Gelsenkirchen. 2053 Jugendliche konnten sich dieses Jahr nur auf 1396 Plätze bewerben. 113 Stellen in Gelsenkirchen blieben unbesetzt.

Karl Tymister, Leiter der Agentur für Arbeit Gelsenkirchen, und Dr. Josef Hülsdünker, Vorsitzender der DGB-Region Emscher-Lippe, sitzen an diesem Tag beim Pressegespräch zur Lage am Ausbildungsmarkt in der Arbeitsagentur an der Vattmannstraße nicht nur Seite an Seite, sie üben auch in ihren Aussagen den Schulterschluss:

„Die Lage auf dem Ausbildungsmarkt ist besorgniserregend, sowohl wenn es darum geht, Jugendliche mit einem Ausbildunsgplatz zu versorgen, aber auch bei Firmen, die sich mit Blick auf die demographische Entwicklung und den Fachkräftemangel zukunftssicher aufstellen wollen“, glaubt Tymister. Und Hülsdünker ergänzt: „Wir sind in einer schwierigen Situation. Die einen, weil sie nicht die Fachkräfte finden, die sie brauchen, und auf der anderen Seite haben wir tausende Jugendliche in der Region, die keinen Weg in die Ausbildung und den ersten Arbeitsmarkt finden, auch weil sie noch nicht ausbildungsreif sind.“ Für den DGB-Chef steht fest: „Wir müssen uns alle im Kern drauf fokussieren, die Ausbildungslage in der Stadt zu verbessern“. Dazu gehöre, Hilfsangebote „noch viel personenzentrierter anzubieten“ und – von den Eltern bis zu den Arbeitgebern – eine gezieltere Ansprache zu ermöglichen.

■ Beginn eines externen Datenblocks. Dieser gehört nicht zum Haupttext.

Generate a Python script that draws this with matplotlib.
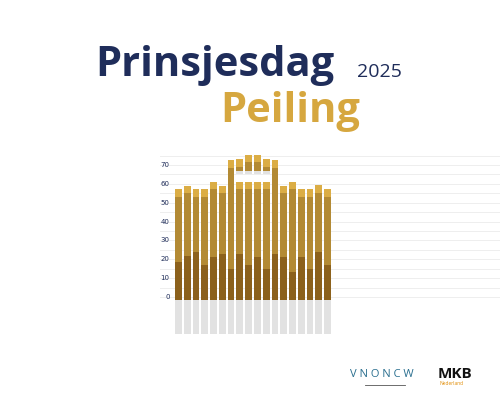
import matplotlib
matplotlib.use("Agg")
import matplotlib.pyplot as plt
import numpy as np

dark = [18.5, 22, 24, 17, 21, 23, 15, 23, 17, 21, 15, 23, 21, 13, 21, 15, 24, 17]
mid = [53, 55, 53, 53, 57, 55, 68.5, 57, 57, 57, 57, 68.5, 55, 57, 53, 53, 55, 53]
top = [57, 59, 57, 57, 61, 59, 72.5, 61, 61, 61, 61, 72.5, 59, 61, 57.5, 57.5, 59.5, 57.5]
# floating upper blocks (bars 8-11)
up_idx = [7, 8, 9, 10]
up_base = [67, 67, 67, 67]
up_mid = [69, 71.5, 71.5, 69]
up_top = [73, 75.5, 75.5, 73]
yticks = [0, 10, 20, 30, 40, 50, 60, 70]

C_DARK, C_MID, C_LIGHT, C_GRAY = "#8c611c", "#b38a34", "#dbad45", "#e2e2e2"

fig = plt.figure(figsize=(5, 4), dpi=100)
fig.patch.set_facecolor("white")
ppu = 1.886
ylo, yhi = -20, 80
ax = fig.add_axes([160/500, (400-(297-ylo*ppu))/400, 340/500, (yhi-ylo)*ppu/400])
pitch = 158/18
ax.set_xlim(-0.5-14/pitch, 17.5+168/pitch)
ax.set_ylim(ylo, yhi)
ax.axis("off")

for v in range(-10, 80, 5):
    if v >= 0:
        ax.axhline(v, color="#eeeeee", lw=0.7, zorder=0)
for v in yticks:
    ax.text(-1.0, v, str(v), ha="right", va="center", fontsize=5, color="#1f2d5a")

x = np.arange(len(dark))
w = 0.78
ax.bar(x, [-18]*len(x), bottom=-1.5, width=w, color=C_GRAY, zorder=1)
ax.bar(x, np.array(top)-np.array(mid), bottom=mid, width=w, color=C_LIGHT, zorder=2)
ax.bar(x, np.array(mid)-np.array(dark), bottom=dark, width=w, color=C_MID, zorder=2)
ax.bar(x, np.array(dark)+1.5, bottom=-1.5, width=w, color=C_DARK, zorder=2)
ax.bar(up_idx, np.array(up_base)-65, bottom=65, width=w, color=C_GRAY, zorder=2)
ax.bar(up_idx, np.array(up_mid)-np.array(up_base), bottom=up_base, width=w, color=C_MID, zorder=2)
ax.bar(up_idx, np.array(up_top)-np.array(up_mid), bottom=up_mid, width=w, color=C_LIGHT, zorder=2)

fig.text(95/500, 1-76/400, "Prinsjesdag", fontsize=30, fontweight="bold", color="#1f2d5a", family="Open Sans")
fig.text(357/500, 1-77/400, "2025", fontsize=14, color="#1f2d5a", family="Open Sans")
fig.text(220/500, 1-122/400, "Peiling", fontsize=30, fontweight="bold", color="#d6a73f", family="Open Sans")

fig.text(350/500, 1-377/400, "V N O N C W", fontsize=8, color="#2a6f8f", family="Open Sans")
fig.add_artist(plt.Line2D([365/500, 405/500], [1-385/400]*2, color="#555555", lw=0.6))
fig.text(438/500, 1-378/400, "MKB", fontsize=11, fontweight="bold", color="#111111", family="Open Sans")
fig.text(439/500, 1-385/400, "Nederland", fontsize=3.5, color="#e08a00", family="Open Sans")

fig.savefig("out.png", dpi=100)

Im Agenturbezirk Bottrop und Gelsenkirchen hat es dieses Jahr 2954 Bewerber (-246) für 1901 Stellen (-29) gegeben. Absolut blieben bislang 156 Stellen unbesetzt und 71 Bewerber unversorgt (51 in GE, 20 in Bot). In Gelsenkirchen allein gab es 2053 (-138) Bewerber für 1396 Stellen (+68). Das Plus konnte den Einbruch in Bottrop nicht auffangen. Hier fallen mit dem auslaufenden Betrieb auf Zeche Prosper 100 Ausbildungsstellen weg. Die RAG hatte in den letzten Jahren stets über Bedarf ausgebildet, Betriebe im Umfeld haben davon profitiert. „Für den industriell-technischen Bereich ist das ein dicker Einbruch“, stellt Christoph Pieper, Geschäftsbereichsleiter Bildung der IHK Nord Westfalen fest. Und auch er meint: „Dieser Ausbildungsmarkt kann nicht zufrieden stellen“, selbst wenn die Betriebe der Emscher-Lippe-Region überproportional ausbildeten. „Wir liegen da im oberen Drittel“.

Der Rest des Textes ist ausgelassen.